La mistica scrittura di Orlando
Angelo Orlando incontra Sentieri Selvaggi, raccontandosi come scrittore, regista e attore e regalando qualche perla di saggezza agli aspiranti sceneggiatori.
Le battute di Pensavo fosse amore e invece era un calesse di Massimo Troisi (proiettato al pubblico prima dell'incontro) risuonano ancora nelle nostre orecchie, quando l’attore salernitano inizia a condividere con noi allievi la sua esperienza nel mondo del cinema, tra il divertito e il divertente. Orlando è proprio così come lo si vede sullo schermo, un po’ timido e sempre con la battuta (a volte spontanea e involantaria) pronta, ma poi si scopre che, in realtà, non è solo un attore comico e che nel cinema fa un po’ di tutto: sceneggiatore, regista, produttore. Ma soprattutto è narratore. Scrivere per lui è un “atto di volontà e d’amore”, un qualcosa che nasce dall’osservare la realtà che ci sta attorno e da ciò che, invece, è dentro di noi e che diventa necessario trasferire su carta (o file), quasi come nutrirsi. Scrivere è un’esperienza quasi mistica (“siamo circondati dall’eternità” afferma a un certo punto Orlando), ognuno di noi è fatto di storie: compito dello sceneggiatore è allora cogliere l’attimo o, meglio, raccogliere tutto in un attimo presente, fatto di immagini che, a loro volta, rimandano a quella stessa eternità. Però…c’è un però, come ci ricorda Angelo Orlando: il mercato! Una brutta parola certo, che spesso scatena reazioni allergiche negli artisti, ma che, invece, è una realtà ben presente e, forse, non così negativa come si possa pensare. Confrontarsi con gli ostacoli che la produzione di un film pone può portare inizialmente a un forte scoraggiamento, ma , suggerisce ancora l'attore e regista "è proprio da questi ostacoli che bisogna imparare a trovare l’energia per andare avanti".
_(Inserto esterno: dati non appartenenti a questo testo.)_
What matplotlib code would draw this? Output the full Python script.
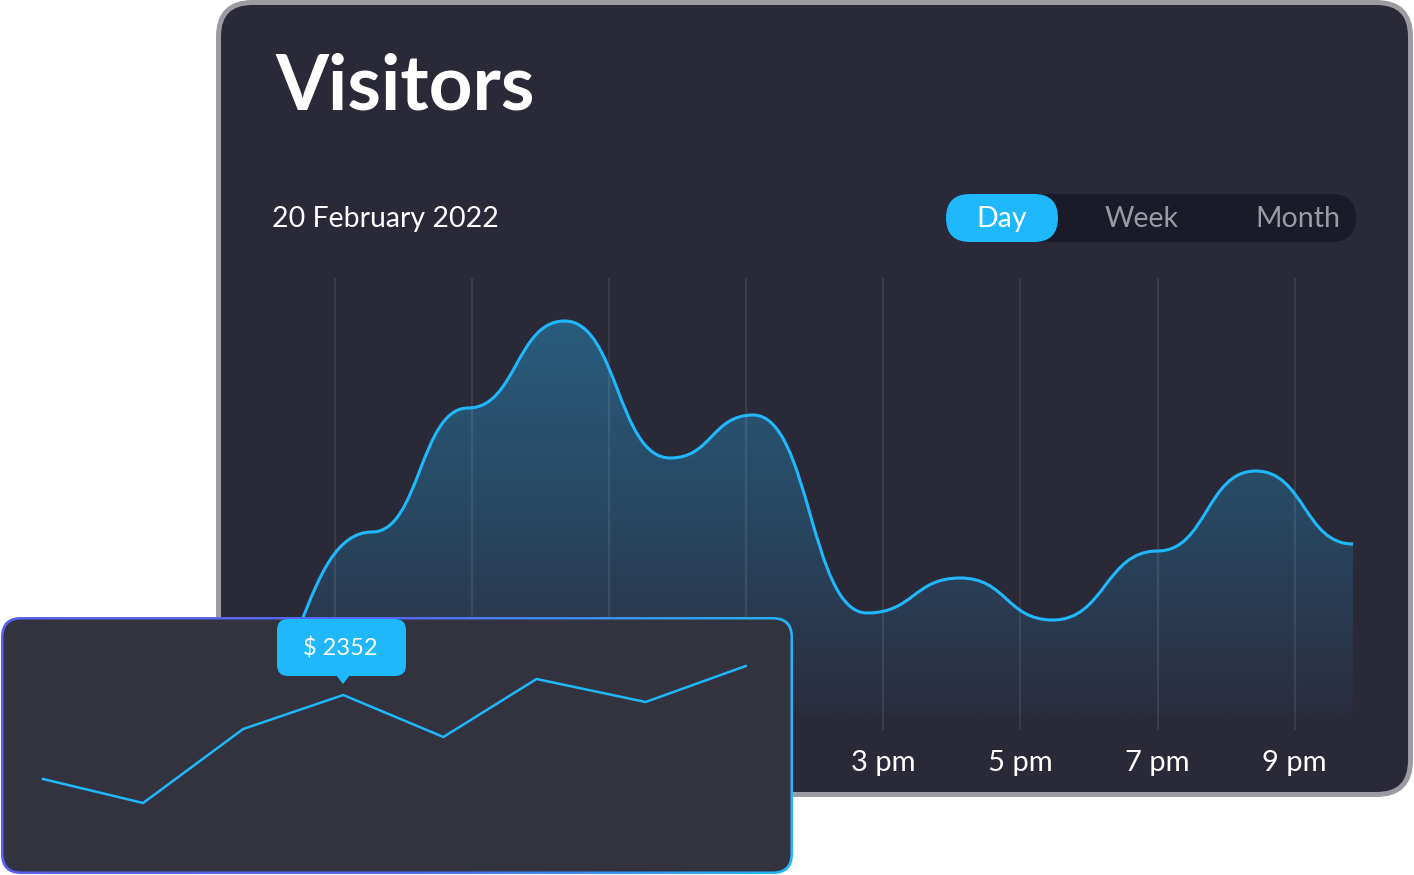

Entusiasmo è la parola d’ordine. Come dimostra l’esperienza di Sfiorarsi, il suo terzo lungometraggio, un film che di ostacoli ne ha dovuti superare tanti, dal budget ridotto alla mancanza di distribuzione, passando per un finale cambiato al montaggio. Ogni ostacolo, però, ha contribuito a migliorare il film, a riscriverlo e lasciare in esso una traccia. Così, ogni incontro, avvenuto o mancato, lascia un segno indelebile nelle esistenze dei protagonisti, un qualcosa che, quando meno te lo aspetti, riaffiora in maniera quasi psicanalitica e subliminale, fino a quell’inseguirsi tra le vie di Parigi nel finale del film che tanto assomiglia a un movimento musicale. Uno sfiorarsi di corpi, di vite, di luoghi e di attimi racchiusi in una singola parola. Un titolo.